Aim of the exercise: Return precisely the span of lines from the top of the material below to the line containing "in reported COVID-19", both included. Pictures are excluded.

Records provided:
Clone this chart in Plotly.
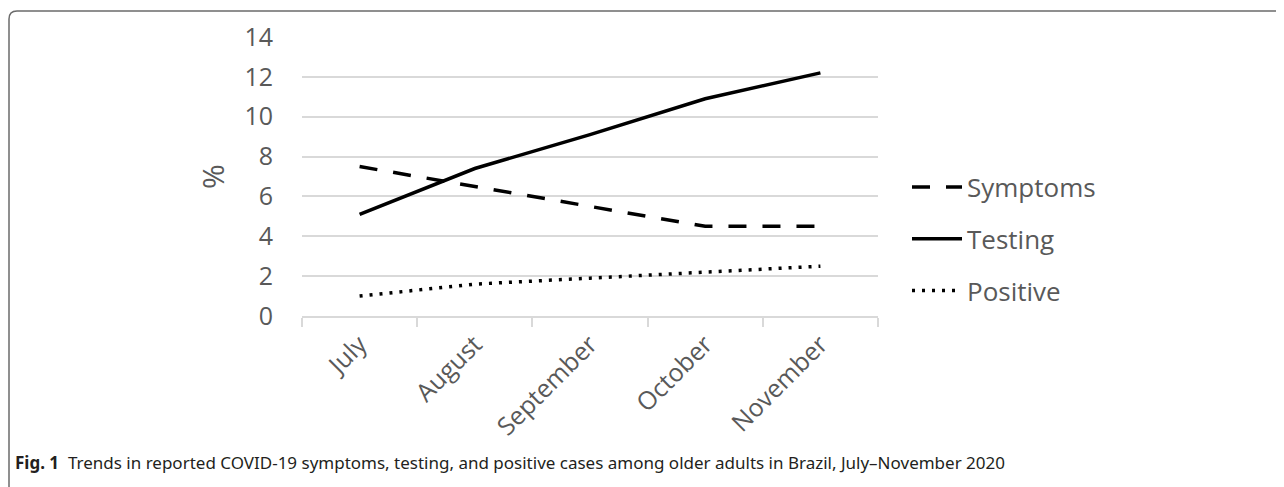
import plotly.graph_objects as go

months = ["July", "August", "September", "October", "November"]
symptoms = [7.5, 6.5, 5.5, 4.5, 4.5]
testing = [5.1, 7.4, 9.1, 10.9, 12.2]
positive = [1.0, 1.6, 1.9, 2.2, 2.5]
y_ticks = [0, 2, 4, 6, 8, 10, 12, 14]
caption_bold = "Fig. 1"
caption_text = "Trends in reported COVID-19 symptoms, testing, and positive cases among older adults in Brazil, July–November 2020"

OFF = 8  # page body margin
W, H = 1284 - OFF, 487 - OFF
L, R, T, B = 302 - OFF, 878 - OFF, 37 - OFF, 316 - OFF  # plot area in pixels


def px(x):
    return (x - OFF - L) / (R - L)


def py(y):
    return (B - (y - OFF)) / (B - T)


GRAY = "#595959"
GRID = "#d9d9d9"
FONT = "Open Sans"

fig = go.Figure()
fig.add_trace(go.Scatter(x=months, y=symptoms, name="Symptoms", mode="lines",
                         legendgroup="a",
                         line=dict(color="black", width=3.5, dash="18px,16px")))
fig.add_trace(go.Scatter(x=months, y=testing, name="Testing", mode="lines",
                         legendgroup="b",
                         line=dict(color="black", width=3.5)))
fig.add_trace(go.Scatter(x=months, y=positive, name="Positive", mode="lines",
                         legendgroup="c",
                         line=dict(color="black", width=3.5, dash="3px,7px")))

# open frame (left + top with rounded corner)
frame = (f"M {px(9)},{py(500)} L {px(9)},{py(19)} "
         f"Q {px(9)},{py(11)} {px(17)},{py(11)} L {px(1290)},{py(11)}")
fig.add_shape(type="path", path=frame, xref="paper", yref="paper",
              line=dict(color="#6b6b6b", width=1.5))

fig.add_annotation(x=px(13), y=py(462), xref="paper", yref="paper",
                   xanchor="left", yanchor="middle", showarrow=False,
                   text=f"<b>{caption_bold}</b>&nbsp;&nbsp;{caption_text}",
                   font=dict(family="Noto Sans", size=17, color="#231f20"))

fig.update_layout(
    width=W, height=H,
    margin=dict(l=L, r=W - R, t=T, b=H - B, autoexpand=False),
    paper_bgcolor="white", plot_bgcolor="white",
    font=dict(family=FONT, color=GRAY),
    showlegend=True,
    legend=dict(x=px(907), y=py(239), xanchor="left", yanchor="middle",
                font=dict(size=26, color=GRAY, family=FONT),
                tracegroupgap=15, itemwidth=50, bgcolor="rgba(0,0,0,0)"),
    xaxis=dict(type="category", showgrid=False, showline=True,
               linecolor=GRID, linewidth=1.5,
               ticks="outside", tickson="boundaries", ticklen=9,
               tickcolor=GRID, tickwidth=1.5,
               tickangle=-45, ticklabelstandoff=2,
               tickfont=dict(size=25, color=GRAY, family=FONT),
               range=[-0.5, 4.5]),
    yaxis=dict(range=[0, 14], tickvals=y_ticks, showgrid=True,
               gridcolor=GRID, gridwidth=1.5, zeroline=False,
               showline=False, ticks="", ticklabelstandoff=28,
               tickfont=dict(size=25, color=GRAY, family=FONT),
               title=dict(text="%", standoff=10,
                          font=dict(size=30, color=GRAY, family=FONT))),
)

fig.write_html("out.html")
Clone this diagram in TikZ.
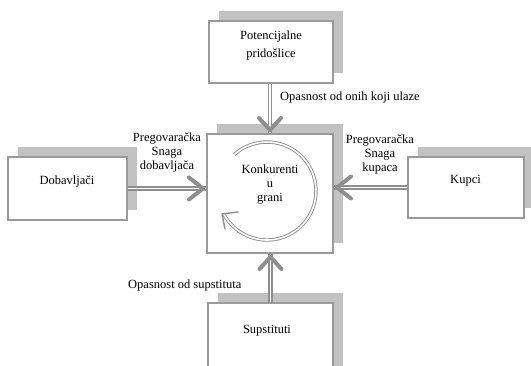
\documentclass[tikz,border=0pt]{standalone}
\usepackage{fontspec}
\setmainfont{Liberation Serif}
\newfontfamily\diagfont{Liberation Serif}
\usetikzlibrary{calc,shadows}
\definecolor{bordergray}{HTML}{9A9A9A}
\definecolor{shadowgray}{HTML}{C2C2C2}
\definecolor{arrowgray}{HTML}{8E8E8E}
\begin{document}
\begin{tikzpicture}[x=1pt,y=1pt,
  box/.style={draw=bordergray, line width=2pt, fill=white, inner sep=0pt,
    drop shadow={shadow xshift=9.5pt, shadow yshift=10pt, fill=shadowgray, opacity=1}},
  lbl/.style={font=\diagfont\fontsize{12.5}{14}\selectfont, inner sep=0pt, align=center},
  stem/.style={draw=arrowgray, line width=1.5pt, double=white, double distance=1.5pt},
  chev/.style={draw=arrowgray, line width=4pt, line cap=round, line join=round},
  circ/.style={draw=arrowgray, line width=0.9pt, double=white, double distance=1.6pt},
  circhead/.style={draw=arrowgray, line width=1.4pt, line cap=round, line join=round}]
\clip (0,0) rectangle (531,-365);
\fill[white] (0,0) rectangle (531,-365);
% boxes
\node[box, minimum width=124pt, minimum height=62pt] (pot) at (271,-52) {};
\node[box, minimum width=126pt, minimum height=119pt] (kon) at (270,-193.5) {};
\node[box, minimum width=119pt, minimum height=63pt] (dob) at (67.5,-188.5) {};
\node[box, minimum width=116pt, minimum height=61pt] (kup) at (466,-187.5) {};
\node[box, minimum width=125pt, minimum height=80pt] (sup) at (270.5,-343) {};
% box texts
\node[lbl, anchor=north, font=\diagfont\fontsize{12.5}{18}\selectfont] (tpot) at (271,-30.5) {Potencijalne\\pridošlice};
\node[lbl, anchor=north] (tkon) at (270,-165) {Konkurenti\\u\\grani};
\node[lbl, anchor=north] (tdob) at (67,-176) {Dobavljači};
\node[lbl, anchor=north] (tkup) at (465.5,-175) {Kupci};
\node[lbl, anchor=north] (tsup) at (267,-325) {Supstituti};
% arrow labels
\node[lbl, anchor=north west] (lpot) at (280,-92) {Opasnost od onih koji ulaze};
\node[lbl, anchor=north] (ldob) at (167,-133) {Pregovaračka\\Snaga\\dobavljača};
\node[lbl, anchor=north] (lkup) at (380,-135) {Pregovaračka\\Snaga\\kupaca};
\node[lbl, anchor=north west] (lsup) at (128,-280) {Opasnost od supstituta};
% end points
\coordinate (eT) at (kon.north);
\coordinate (eL) at (kon.west |- dob.east);
\coordinate (eR) at (kon.east |- kup.west);
\coordinate (eB) at (sup.north |- kon.south);
% stems
\draw[stem] (eT |- pot.south) -- (eT);
\draw[stem] (dob.east) -- (eL);
\draw[stem] (kup.west) -- (eR);
\draw[stem] (sup.north) -- (eB);
% heads
\draw[chev] ($(eT)+(-11,15)$) -- ($(eT)+(0,3)$) -- ($(eT)+(11,15)$);
\draw[chev] ($(eL)+(-17,11)$) -- ($(eL)+(-3,0)$) -- ($(eL)+(-17,-11)$);
\draw[chev] ($(eR)+(17,11)$) -- ($(eR)+(3,0)$) -- ($(eR)+(17,-11)$);
\draw[chev] ($(eB)+(-11,-15)$) -- ($(eB)+(0,-3)$) -- ($(eB)+(11,-15)$);
% circular arrow
\coordinate (cc) at ($(kon.center)+(-3,2.5)$);
\draw[circ] (cc) ++(132:49) arc[start angle=132, end angle=-152, radius=49];
\draw[circhead] ($(cc)+(-29,-21)$) -- ($(cc)+(-45,-23)$) -- ($(cc)+(-42,-38)$);
\end{tikzpicture}
\end{document}
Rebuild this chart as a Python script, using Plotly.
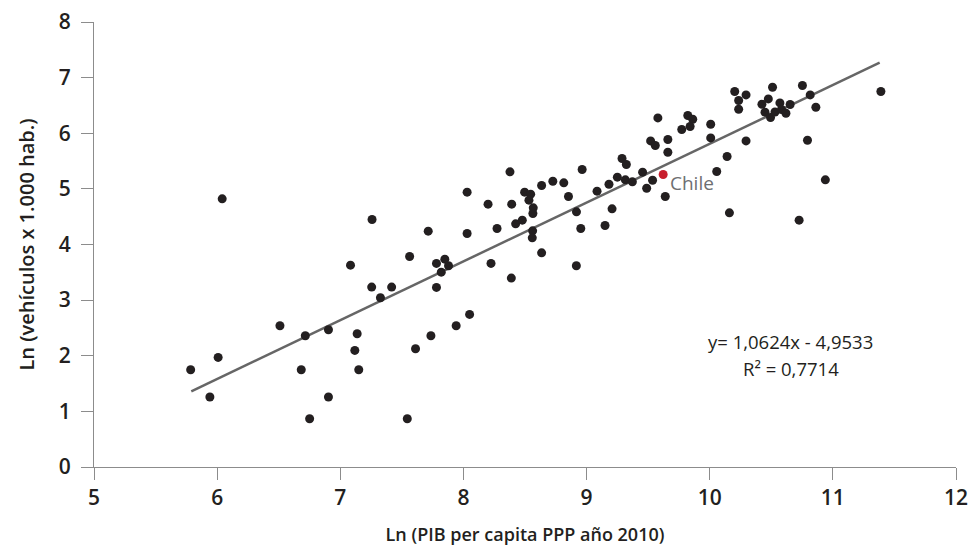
import plotly.graph_objects as go

# Ln(PIB per capita PPP 2010) vs Ln(vehículos x 1.000 hab.)
x_vals = [
    5.785, 6.008, 5.941, 6.510, 6.716, 6.683, 6.751, 6.904, 6.904, 7.083,
    7.137, 7.118, 7.150, 7.255, 7.417, 7.326, 7.563, 7.611, 7.544,
    7.736, 7.941, 8.050, 7.781, 7.781, 7.849, 7.879, 7.820,
    6.041, 7.258,
    7.714, 8.030, 8.030, 8.200, 8.273, 8.378, 8.392, 8.424, 8.478, 8.497,
    8.546, 8.532, 8.567, 8.564, 8.562, 8.559, 8.635, 8.726, 8.815, 8.853,
    8.918, 8.953, 8.964, 9.085, 9.150, 9.182, 9.207, 9.250, 9.288, 9.323,
    9.315, 9.372, 9.455, 9.488, 9.536, 9.520, 9.558, 9.579, 9.639, 9.660,
    9.660,
    8.224, 8.389, 8.635, 8.917,
    9.773, 9.822, 9.862, 9.841, 10.008, 10.008, 10.141, 10.057, 10.160, 10.203,
    10.235, 10.235, 10.295, 10.295, 10.510, 10.476, 10.424, 10.449, 10.494, 10.530,
    10.570, 10.583, 10.619, 10.653, 10.753, 10.816, 10.862, 10.794, 10.939, 10.726,
    11.390,
]
y_vals = [
    1.748, 1.970, 1.258, 2.539, 2.359, 1.748, 0.868, 2.467, 1.258, 3.629,
    2.395, 2.096, 1.748, 3.234, 3.234, 3.042, 3.785, 2.125, 0.868,
    2.359, 2.539, 2.743, 3.228, 3.660, 3.737, 3.617, 3.503,
    4.821, 4.450,
    4.240, 4.941, 4.198, 4.725, 4.288, 5.306, 4.725, 4.371, 4.438, 4.941,
    4.905, 4.797, 4.659, 4.558, 4.246, 4.120, 5.061, 5.138, 5.108, 4.863,
    4.587, 4.288, 5.348, 4.959, 4.342, 5.084, 4.641, 5.210, 5.546, 5.438,
    5.162, 5.126, 5.300, 5.012, 5.156, 5.862, 5.779, 6.276, 4.863, 5.887,
    5.659,
    3.660, 3.396, 3.850, 3.617,
    6.067, 6.319, 6.252, 6.121, 6.162, 5.916, 5.582, 5.312, 4.569, 6.750,
    6.588, 6.432, 6.689, 5.862, 6.827, 6.617, 6.522, 6.378, 6.283, 6.383,
    6.545, 6.426, 6.360, 6.516, 6.858, 6.689, 6.468, 5.875, 5.162, 4.438,
    6.750,
]

chile_x = [9.622]
chile_y = [5.258]
chile_label = "Chile"

trend_x = [5.79, 11.38]
trend_y = [1.36, 7.27]

eq_text = ["y= 1,0624x - 4,9533", "R² = 0,7714"]

x_title = "Ln (PIB per capita PPP año 2010)"
y_title = "Ln (vehículos x 1.000 hab.)"
x_ticks = [5, 6, 7, 8, 9, 10, 11, 12]
y_ticks = [0, 1, 2, 3, 4, 5, 6, 7, 8]

FONT = "Open Sans"
DARK = "#231f20"
AXIS = "#8c8c8c"

fig = go.Figure()
fig.add_trace(go.Scatter(x=trend_x, y=trend_y, mode="lines",
                         line=dict(color="#666666", width=2.5), hoverinfo="skip"))
fig.add_trace(go.Scatter(x=x_vals, y=y_vals, mode="markers",
                         marker=dict(color=DARK, size=9, line=dict(width=0))))
fig.add_trace(go.Scatter(x=chile_x, y=chile_y, mode="markers",
                         marker=dict(color="#c81e2d", size=9, line=dict(width=0))))

fig.add_annotation(x=chile_x[0], y=chile_y[0], text=chile_label, showarrow=False,
                   xanchor="left", yanchor="middle", xshift=5, yshift=-8,
                   font=dict(family=FONT, size=19, color="#6d6e71"))
fig.add_annotation(x=10.66, y=2.25, text=eq_text[0], showarrow=False,
                   xanchor="center", yanchor="middle",
                   font=dict(family=FONT, size=18.5, color=DARK))
fig.add_annotation(x=10.66, y=1.77, text=eq_text[1], showarrow=False,
                   xanchor="center", yanchor="middle",
                   font=dict(family=FONT, size=18.5, color=DARK))

axis_common = dict(showgrid=False, zeroline=False, showline=True, linecolor=AXIS,
                   linewidth=1, ticks="outside", ticklen=12, tickcolor=AXIS,
                   tickwidth=1,
                   tickfont=dict(family=FONT, size=21, color=DARK, weight=600))

fig.update_xaxes(range=[5, 12], tickvals=x_ticks, **axis_common,
                 title=dict(text=x_title, standoff=18,
                            font=dict(family=FONT, size=18, color=DARK, weight=600)))
fig.update_yaxes(range=[0, 8], tickvals=y_ticks, ticklabelstandoff=6, **axis_common,
                 title=dict(text=y_title, standoff=18,
                            font=dict(family=FONT, size=20, color=DARK, weight=600)))

fig.update_layout(width=970, height=558, showlegend=False,
                  plot_bgcolor="white", paper_bgcolor="white",
                  margin=dict(l=94, r=14, t=22, b=91, autoexpand=False))

fig.write_html("out.html")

Output of the task:
Clone this chart in Plotly.
import plotly.graph_objects as go

months = ["July", "August", "September", "October", "November"]
symptoms = [7.5, 6.5, 5.5, 4.5, 4.5]
testing = [5.1, 7.4, 9.1, 10.9, 12.2]
positive = [1.0, 1.6, 1.9, 2.2, 2.5]
y_ticks = [0, 2, 4, 6, 8, 10, 12, 14]
caption_bold = "Fig. 1"
caption_text = "Trends in reported COVID-19 symptoms, testing, and positive cases among older adults in Brazil, July–November 2020"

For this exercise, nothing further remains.